Four months after the registration ended, the researchers checked in to ask whether they had applied for citizenship. The unadorned message tucked into the registration system had made an impression: immigrants who saw it were 35 percent more likely to apply for citizenship than those who didn't.

Looking deeper into the results, researchers wanted to know whether their nudge, if scaled up, would boost citizenship rates or just make the fee waiver program more expensive as people who would have applied anyway increasingly did so for free. Was the fee waiver really inspiring new people to become citizens, or just helping existing applicants save money? They found that for every six immigrants who applied only because the fee waiver made it affordable, 1.5 merely switched from paying the fee to claiming the benefit.

The researchers were intrigued to find that the nudge was most effective for those who were less educated, had lower incomes, and registered in a language other than English. While it boosted citizenship applications by 8 percentage points overall--from 25 to 33 percent--the gain was 21 percentage points among immigrants with no high school diploma, for example, compared to only 7.4 percentage points among those with at least some college education.

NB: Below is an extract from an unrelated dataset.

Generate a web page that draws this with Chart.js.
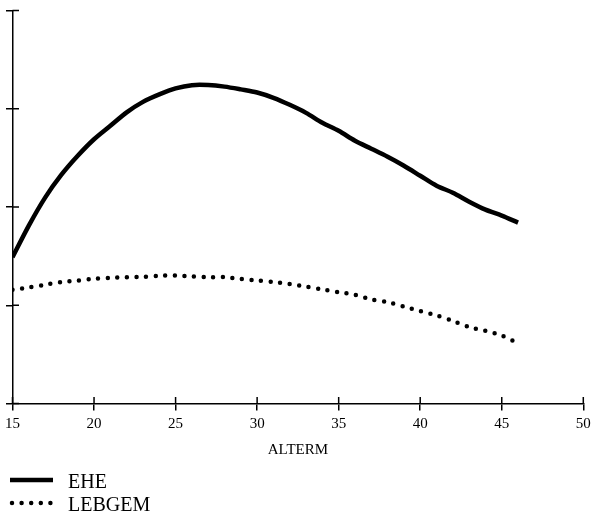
<!DOCTYPE html>
<html>
<head>
<meta charset="utf-8">
<script src="https://cdn.jsdelivr.net/npm/chart.js@4.4.1/dist/chart.umd.min.js"></script>
<style>
  html, body { margin: 0; padding: 0; background: #fff; }
  #wrap { width: 596px; height: 517px; }
</style>
</head>
<body>
<div id="wrap"><canvas id="c" width="596" height="517"></canvas></div>
<script>
// Age (ALTERM) on the x axis
const ages = [15,16,17,18,19,20,21,22,23,24,25,26,27,28,29,30,31,32,33,34,35,36,37,38,39,40,41,42,43,44,45,46];

// EHE series
const ehe = [1.489,1.811,2.096,2.329,2.522,2.690,2.827,2.964,3.071,3.147,3.208,3.241,3.242,3.226,3.198,3.166,
             3.112,3.041,2.959,2.858,2.776,2.675,2.594,2.512,2.421,2.319,2.217,2.146,2.055,1.974,1.913,1.841];

// LEBGEM series
const lebgem = [1.158,1.181,1.209,1.237,1.252,1.269,1.280,1.286,1.288,1.300,1.303,1.293,1.286,1.286,1.269,1.252,
                1.237,1.216,1.191,1.161,1.133,1.107,1.061,1.032,0.986,0.940,0.896,0.841,0.779,0.739,0.693,0.612];

// Axis ranges and tick steps
const xTicks = [15, 20, 25, 30, 35, 40, 45, 50];
const yRange = [0, 4];
const yStep = 1;

const serif = '"Liberation Serif", "Times New Roman", serif';

function toPoints(ys) { return ages.map((a, i) => ({ x: a, y: ys[i] })); }

// Tick marks crossing the axis lines (inner half of each tick)
const innerTicks = {
  id: 'innerTicks',
  afterDraw(chart) {
    const { ctx, chartArea, scales } = chart;
    ctx.save();
    ctx.strokeStyle = '#000';
    ctx.lineWidth = 1.5;
    ctx.beginPath();
    scales.y.ticks.forEach(t => {
      const py = scales.y.getPixelForValue(t.value);
      ctx.moveTo(chartArea.left, py);
      ctx.lineTo(chartArea.left + 6.5, py);
    });
    scales.x.ticks.forEach(t => {
      const px = scales.x.getPixelForValue(t.value);
      ctx.moveTo(px, chartArea.bottom);
      ctx.lineTo(px, chartArea.bottom - 6.5);
    });
    ctx.stroke();
    ctx.restore();
  }
};

// Stacked legend in the lower left corner, styled like each dataset
const stackedLegend = {
  id: 'stackedLegend',
  afterDraw(chart) {
    const { ctx } = chart;
    const x0 = 10, x1 = 53, tx = 68;
    const rows = [480, 503];
    ctx.save();
    chart.data.datasets.forEach((ds, i) => {
      const y = rows[i];
      ctx.beginPath();
      ctx.strokeStyle = ds.borderColor;
      ctx.lineWidth = ds.borderWidth;
      ctx.lineCap = ds.borderCapStyle || 'butt';
      ctx.setLineDash(ds.borderDash || []);
      ctx.moveTo(x0 + (ds.borderDash ? 2 : 0), y);
      ctx.lineTo(x1, y);
      ctx.stroke();
      ctx.setLineDash([]);
      ctx.fillStyle = '#000';
      ctx.font = '20px ' + serif;
      ctx.textBaseline = 'middle';
      ctx.fillText(ds.label, tx, y + 3);
    });
    ctx.restore();
  }
};

new Chart(document.getElementById('c'), {
  type: 'line',
  data: {
    datasets: [
      {
        label: 'EHE',
        data: toPoints(ehe),
        borderColor: '#000',
        borderWidth: 4.5,
        borderCapStyle: 'butt',
        borderJoinStyle: 'round',
        pointRadius: 0,
        tension: 0.3,
        fill: false
      },
      {
        label: 'LEBGEM',
        data: toPoints(lebgem),
        borderColor: '#000',
        borderWidth: 4.5,
        borderCapStyle: 'round',
        borderDash: [0, 9.6],
        pointRadius: 0,
        tension: 0.3,
        fill: false
      }
    ]
  },
  options: {
    responsive: false,
    animation: false,
    layout: { padding: { left: 3.9, right: 12.7, top: 10.6, bottom: 53.5 } },
    plugins: {
      legend: { display: false },
      tooltip: { enabled: false }
    },
    scales: {
      x: {
        type: 'linear',
        min: xTicks[0],
        max: xTicks[xTicks.length - 1],
        afterBuildTicks(scale) { scale.ticks = xTicks.map(v => ({ value: v })); },
        grid: { drawOnChartArea: false, drawTicks: true, tickLength: 7, color: '#000', lineWidth: 1.5 },
        border: { display: true, color: '#000', width: 1.5 },
        ticks: { color: '#000', font: { family: serif, size: 15 }, padding: 5, maxRotation: 0, autoSkip: false },
        title: { display: true, text: 'ALTERM', color: '#000', font: { family: serif, size: 15 }, padding: { top: 3, bottom: 4 } }
      },
      y: {
        type: 'linear',
        min: yRange[0],
        max: yRange[1],
        ticks: { display: false, stepSize: yStep },
        grid: { drawOnChartArea: false, drawTicks: true, tickLength: 6.5, color: '#000', lineWidth: 1.5 },
        border: { display: true, color: '#000', width: 1.5 }
      }
    }
  },
  plugins: [innerTicks, stackedLegend]
});
</script>
</body>
</html>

"Previous research on other benefits programs has shown that the increase in usage may be concentrated among those with fewest barriers. In this case, the information helped those who might be considered to be most in need of assistance," said Michael Hotard, program manager at IPL and one of the study's authors.

Paving the Way to Citizenship

If you think about the ways these disadvantages limit people's capacity to tackle important, long-term life goals like citizenship, it seems striking that the most "bandwidth compromised" immigrants were the most likely to respond to the nudge. The findings suggest that the people who need the fee waiver the most were the least likely to know about it. And that plays into the broader concern that government programs for the needy are too burdensome in expecting their intended beneficiaries to navigate a bureaucratic labyrinth just to discover the program, let alone figure out whether they qualify and how to apply.

And while the IPL study suggests that the fee waiver program can be critical for low-income immigrants' ability to become citizens, it may soon become more burdensome to access. USCIS is moving to remove the presumption that receiving means-tested benefits qualifies an applicant for the fee waiver. This will exclude some immigrants from the program altogether, while the rest will face a more complicated process to prove that their incomes fall below 150 percent of the federal poverty guidelines.

But if the country wants to raise its naturalization rates and promote citizenship as a catalyst for immigrants' integration and social mobility, the IPL study suggests that this USCIS reform is taking the fee waiver program in the wrong direction. Instead, it could undertake information campaigns to spread the word and introduce a tiered, progressive fee structure to make up for any lost revenue as more people claim the waiver.

Barring that, the IPL team says, states are well positioned to act on the findings. Since states administer many means-tested benefits, they can use enrollees' information to identify immigrants whose incomes meet the eligibility requirements for the fee waiver and experiment with various forms of outreach to let them know about it.

The USCIS-proposed changes drew a wave of public comments from immigrant service providers urging the agency to reconsider. With their commitment and the new IPL evidence, states inclined to facilitate naturalization and enrich their communities would have a good place to start, simply by providing more information about the fee waiver.